Angie jasne, że się uda, ale i tak w końcu załapie i przestanie się ślizgać. Powiem ci szczerze, że ja te rajstopy mam i jakoś dużo ich nie używałam. Tylko tam gdzie wiedziałam, że dywanów nie ma, czyli jak jechałam do mamy czy cioci. A to i tak ubierałam jak już dość dobrze jej szło raczkowanie. W domu jeśli już zlazła z dywanu to załapała bardzo szybko jak to zrobić, żeby się nie ślizgać
Ja kupilam te rajstopy i widze duza roznice, pomagaja Malej raczkowac. W domu nie mamy ani jednego dywanu, i slizgala se na parkiecie. Owszem, i tak opanowalaby raczkowanie na parkiecie, ale wedlug mnie jest to przydatne gdy nie ma sie dywanow, a dziecko juz zaczyna raczkowac, bo dodaje mu to motywacji, widzi ze potrafi, ze moze juz “chodzic” po calym pokoju, i dzieki temu nawet jak tych rajtuzek nie ma, to kombinuje bardziej i coraz lepiej mu wychodzi:) Tak to widze u mojej corki tak to przynajmniej dziala, ze rajtuzki pokazaly jej jakie ma mozliwosci i ze umie, wiec nawet jak ich nie ma to juz potrafi sobie poradzic i wyczuwa jak sie powinna przesuwac zeby sie nie slizgac. Jesli ktos ma dywany to uwazzam za zbedny zakup;)

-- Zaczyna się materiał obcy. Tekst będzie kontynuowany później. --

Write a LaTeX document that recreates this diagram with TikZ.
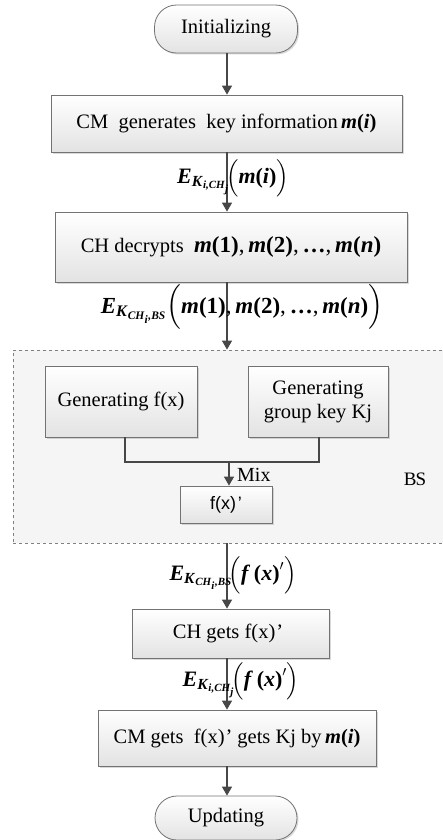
\documentclass[tikz,border=0pt]{standalone}
\usepackage{amsmath}
\usepackage{fontspec}
\setmainfont{Liberation Serif}
\newfontfamily\arialf{Liberation Sans}
\usetikzlibrary{shadows,arrows.meta}
\newcommand\bi[1]{\textbf{\textit{#1}}}
\newcommand\bu[1]{\textbf{#1}}
\begin{document}
\begin{tikzpicture}[x=1pt,y=-1pt,
  box/.style={draw=black!55, line width=0.8pt, top color=white, bottom color=black!11,
    drop shadow={opacity=0.25, shadow xshift=1.5pt, shadow yshift=-1.5pt, fill=black!60},
    inner sep=0pt, align=center, font=\fontsize{20.5}{24}\selectfont},
  pill/.style={box, rounded corners=22pt},
  arr/.style={draw=black!72, line width=1.3pt, -{Triangle[length=9pt,width=10pt]}},
  conn/.style={draw=black!72, line width=1.3pt},
  lbl/.style={inner sep=0pt, font=\fontsize{22}{24}\selectfont}]
\useasboundingbox (0,0) rectangle (443,840);
% BS container
\node[draw=black!50, dashed, line width=0.8pt, fill=black!4, minimum width=430pt, minimum height=193pt, inner sep=0pt] (bs) at (228,446.5) {};
\node[font=\fontsize{19}{20}\selectfont, inner sep=0pt] (bslbl) at (415,479) {B\kern-1ptS};
% nodes
\node[pill, minimum width=143pt, minimum height=48pt] (init) at (226,29) {Initializing};
\node[box, minimum width=351pt, minimum height=57pt] (b1) at (226.5,123.5) {CM\ \ generates\ \ key information\,\bi{m}\bu{(}\bi{i}\bu{)}};
\node[box, minimum width=352pt, minimum height=70pt] (b2) at (231,247) {CH decrypts \ {\fontsize{23}{26}\selectfont\bi{m}\bu{(1)},\,\bi{m}\bu{(2)},\,\bu{\dots},\,\bi{m}\bu{(}\bi{n}\bu{)}}};
\node[box, minimum width=152pt, minimum height=71pt] (gf) at (121,401.5) {Generating f(x)};
\node[box, minimum width=140pt, minimum height=71pt] (gk) at (318,401.5) {Generating\\group key Kj};
\node[box, minimum width=92pt, minimum height=37pt, font=\arialf\fontsize{18}{20}\selectfont] (fx) at (226,504.5) {\hspace*{6pt}f(x)\hspace{2pt}’\hspace{6pt}};
\node[box, minimum width=197pt, minimum height=49pt] (b3) at (230.5,633.5) {CH gets f(x)\hspace{1pt}’\hspace{5pt}};
\node[box, minimum width=278pt, minimum height=56pt] (b4) at (237,738) {CM gets\ \ f(x)\hspace{1pt}’\hspace{5pt}gets Kj by\,\bi{m}\bu{(}\bi{i}\bu{)}};
\node[pill, minimum width=142pt, minimum height=44pt] (upd) at (226,818) {Updating};
% connectors
\coordinate (ax) at (227,0);
\draw[arr] (init.south -| ax) -- (b1.north -| ax);
\draw[arr] (b1.south -| ax) -- (b2.north -| ax);
\draw[arr] (b2.south -| ax) -- (bs.north -| ax);
\coordinate (mj) at (229,462);
\draw[conn] (gf.south -| 125,0) |- (mj) -| (gk.south -| 319,0);
\draw[arr] (mj) -- (fx.north -| mj);
\node[anchor=west, font=\fontsize{20}{22}\selectfont, inner sep=0pt] (mix) at (237,475) {Mix};
\draw[arr] (bs.south -| ax) -- (b3.north -| ax);
\draw[arr] (b3.south -| ax) -- (b4.north -| ax);
\draw[arr] (b4.south -| ax) -- (upd.north -| ax);
% labels
\node[lbl] (l1) at (233,178) {$\text{\bi{E}}_{\text{\bi{K}}_{\text{\bi{i,CH}}_{\text{\bi{j}}}}}\!\Bigl(\text{\bi{m}\bu{(}\bi{i}\bu{)}}\Bigr)$};
\node[lbl, font=\fontsize{23}{25}\selectfont] (l2) at (242,307) {$\text{\bi{E}}_{\text{\bi{K}}_{\text{\bi{CH}}_{\text{\bi{i}}}\text{\bi{,BS}}}}\Bigl(\text{\bi{m}\bu{(1)},\,\bi{m}\bu{(2)},\,\bu{\dots},\,\bi{m}\bu{(}\bi{n}\bu{)}}\Bigr)$};
\node[lbl] (l3) at (233,575) {$\text{\bi{E}}_{\text{\bi{K}}_{\text{\bi{CH}}_{\text{\bi{i}}}\text{\bi{,BS}}}}\!\Bigl(\text{\bi{f}\,\bu{(}\bi{x}\bu{)}}^{\prime}\Bigr)$};
\node[lbl] (l4) at (241,681) {$\text{\bi{E}}_{\text{\bi{K}}_{\text{\bi{i,CH}}_{\text{\bi{j}}}}}\!\Bigl(\text{\bi{f}\,\bu{(}\bi{x}\bu{)}}^{\prime}\Bigr)$};
\end{tikzpicture}
\end{document}
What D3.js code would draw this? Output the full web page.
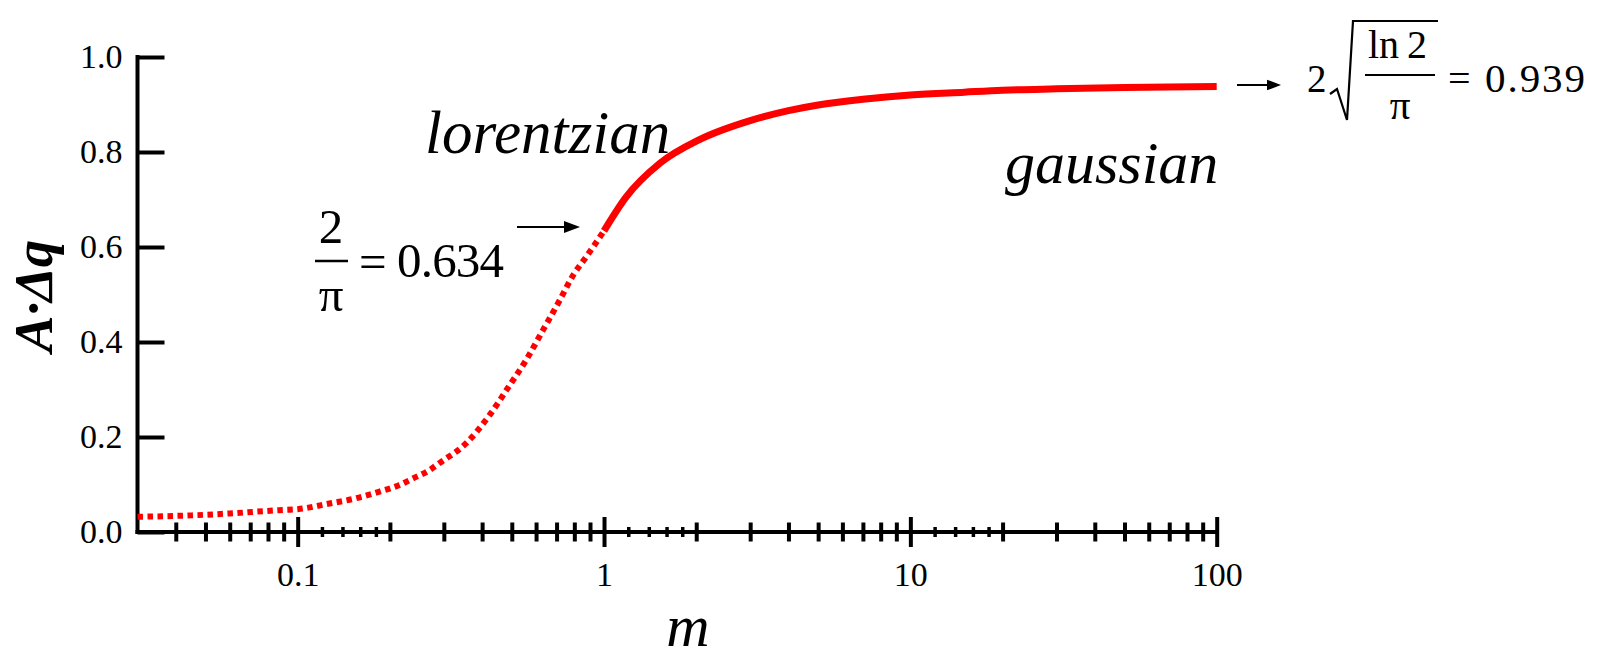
<!DOCTYPE html>
<html>
<head>
<meta charset="utf-8">
<script src="https://cdn.jsdelivr.net/npm/d3@7"></script>
<style>
  body { margin: 0; background: #fff; }
  svg { display: block; }
  svg text { font-family: "Liberation Serif", "DejaVu Serif", serif !important; }
</style>
</head>
<body>
<svg id="chart" width="1600" height="659"></svg>
<script>
// axis ticks
var yTicksMajor = [0, 0.2, 0.4, 0.6, 0.8, 1.0];
var yTicksMinor = [0.05, 0.1, 0.15, 0.25, 0.3, 0.35, 0.45, 0.5, 0.55, 0.65, 0.7, 0.75, 0.85, 0.9, 0.95];
var xTicksMajor = [0.1, 1, 10, 100];
var xTicksMid = [0.04, 0.05, 0.06, 0.07, 0.08, 0.09,
                 0.2, 0.3, 0.4, 0.5, 0.6, 0.7, 0.8, 0.9,
                 2, 3, 4, 5, 6, 7, 8, 9,
                 20, 30, 40, 50, 60, 70, 80, 90];
var xTicksSmall = [0.12, 0.14, 0.16, 0.18, 1.2, 1.4, 1.6, 1.8, 12, 14, 16, 18];

// curve: dotted part (m <= 1) and solid part (m >= 1)
var mLorentz = [0.03, 0.045, 0.06, 0.087, 0.1, 0.127, 0.155, 0.185, 0.215, 0.238, 0.269, 0.29,
                0.355, 0.423, 0.492, 0.557, 0.632, 0.717, 0.792, 0.876, 0.944, 1.0];
var aLorentz = [0.032, 0.035, 0.039, 0.046, 0.048, 0.060, 0.071, 0.085, 0.099, 0.113, 0.13, 0.145,
                0.187, 0.246, 0.309, 0.362, 0.425, 0.488, 0.54, 0.58, 0.61, 0.634];
var mGauss = [1, 1.18, 1.52, 2.05, 3, 4, 5, 7, 10, 15, 20, 30, 50, 70, 100];
var aGauss = [0.634, 0.705, 0.776, 0.826, 0.866, 0.887, 0.899, 0.911, 0.920, 0.926, 0.930, 0.933, 0.936, 0.937, 0.938];

var svg = d3.select("#chart");

var x = d3.scaleLog().domain([0.03, 100]).range([137.5, 1216.7]),
    y = d3.scaleLinear().domain([0, 1]).range([532, 57]);

var FONT = '"Liberation Serif", "DejaVu Serif", serif';

// ---- y axis: inward ticks, labels on the left
var gy = svg.append("g").attr("transform", "translate(" + x.range()[0] + ",0)");
gy.call(d3.axisLeft(y).tickValues(yTicksMinor).tickSize(-15).tickFormat(""));
gy.call(d3.axisLeft(y).tickValues(yTicksMajor).tickSizeInner(-27).tickSizeOuter(0)
        .tickPadding(15).tickFormat(d3.format(".1f")));
gy.attr("font-family", FONT);
gy.selectAll(".domain").remove();
gy.selectAll("line").attr("stroke", "#000").attr("stroke-width", 4);
gy.selectAll("text").attr("font-size", 34).attr("fill", "#000");
gy.append("line")
  .attr("x1", 0).attr("x2", 0).attr("y1", y(1) - 2).attr("y2", y(0) + 2)
  .attr("stroke", "#000").attr("stroke-width", 4);

// ---- x axis: ticks cross the line
var gx = svg.append("g").attr("transform", "translate(0," + y(0) + ")");
function crossTicks(vals, half, w) {
  var g = gx.append("g");
  g.call(d3.axisBottom(x).tickValues(vals).tickSize(half).tickFormat(""));
  g.selectAll(".domain").remove();
  g.selectAll("line").attr("y1", -half).attr("y2", half)
    .attr("stroke", "#000").attr("stroke-width", w);
  return g;
}
crossTicks(xTicksSmall, 5, 3.5);
crossTicks(xTicksMid, 9.5, 4);
crossTicks(xTicksMajor, 15, 4);
var gLab = gx.append("g");
gLab.call(d3.axisBottom(x).tickValues(xTicksMajor).tickSize(15).tickPadding(15)
          .tickFormat(function(d) { return d3.format("~g")(d); }));
gLab.attr("font-family", FONT);
gLab.selectAll(".domain").remove();
gLab.selectAll("line").remove();
gLab.selectAll("text").attr("font-size", 34).attr("fill", "#000");
gx.append("line")
  .attr("x1", x.range()[0] - 2).attr("x2", x.range()[1])
  .attr("y1", 0).attr("y2", 0)
  .attr("stroke", "#000").attr("stroke-width", 4);

// ---- curve
var line = d3.line()
  .x(function(d) { return x(d[0]); })
  .y(function(d) { return y(d[1]); })
  .curve(d3.curveMonotoneX);

svg.append("path")
  .datum(d3.zip(mLorentz, aLorentz))
  .attr("d", line)
  .attr("fill", "none").attr("stroke", "#ff0000")
  .attr("stroke-width", 6).attr("stroke-dasharray", "5.5 4.5");

svg.append("path")
  .datum(d3.zip(mGauss, aGauss))
  .attr("d", line)
  .attr("fill", "none").attr("stroke", "#ff0000")
  .attr("stroke-width", 7);

// ---- axis titles
svg.append("text")
  .attr("x", 688).attr("y", 646).attr("text-anchor", "middle")
  .attr("font-family", FONT).attr("font-style", "italic").attr("font-size", 60)
  .text("m");

svg.append("text")
  .attr("transform", "translate(52,296) rotate(-90)")
  .attr("text-anchor", "middle")
  .attr("font-family", FONT).attr("font-style", "italic").attr("font-weight", "bold")
  .attr("font-size", 55)
  .text("A·Δq");

// ---- annotations
function txt(s, px, py, size, opts) {
  opts = opts || {};
  var t = svg.append("text")
    .attr("x", px).attr("y", py)
    .attr("font-family", FONT).attr("font-size", size)
    .attr("text-anchor", opts.anchor || "start")
    .attr("fill", "#000")
    .text(s);
  if (opts.italic) t.attr("font-style", "italic");
  if (opts.len) t.attr("textLength", opts.len).attr("lengthAdjust", "spacing");
  return t;
}
function arrow(x1, x2, yy, head) {
  svg.append("line").attr("x1", x1).attr("x2", x2 - head).attr("y1", yy).attr("y2", yy)
    .attr("stroke", "#000").attr("stroke-width", 2);
  svg.append("path")
    .attr("d", "M" + (x2 - head) + "," + (yy - head * 0.38) + "L" + x2 + "," + yy +
               "L" + (x2 - head) + "," + (yy + head * 0.38) + "Z")
    .attr("fill", "#000");
}

txt("lorentzian", 425, 153, 61, { italic: true });
txt("gaussian", 1005, 183, 60, { italic: true });

// 2/π = 0.634
txt("2", 331, 243, 49, { anchor: "middle" });
svg.append("line").attr("x1", 315).attr("x2", 348).attr("y1", 261).attr("y2", 261)
  .attr("stroke", "#000").attr("stroke-width", 2.5);
txt("π", 331, 311, 49, { anchor: "middle" });
txt("=", 359, 278, 49);
txt("0.634", 397, 277, 49, { len: 107 });
arrow(517, 580, 227, 16);

// 2 sqrt(ln2/π) = 0.939
arrow(1237, 1281, 85, 14);
txt("2", 1307, 92, 39);
svg.append("path")
  .attr("d", "M1330,94 L1337,89 L1347,120 L1353,21 L1438,21")
  .attr("fill", "none").attr("stroke", "#000").attr("stroke-width", 2.2)
  .attr("stroke-linejoin", "miter");
txt("ln\u20092", 1368, 58, 40);
svg.append("line").attr("x1", 1365).attr("x2", 1435).attr("y1", 75).attr("y2", 75)
  .attr("stroke", "#000").attr("stroke-width", 2);
txt("π", 1400, 119, 41, { anchor: "middle" });
txt("=", 1448, 92, 40);
txt("0.939", 1485, 92, 41, { len: 100 });
</script>
</body>
</html>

Karolinka zaczęła raczkować tydzień przed skończeniem 8 miesięcy. Od tamtej pory minęły trzy tygodnie. Też się zastanawiałam nad rajstopami ale poczytałam trochę opinii i tych tanich się nie opłaca kupować bo ponoć badziewie, a te dobre kosztują 40zł więc bez sensu. Nie kupiłam i nie żałuję, bo teraz Karolina śmiga bez problemu na panelach, na kaflach i po dywanie.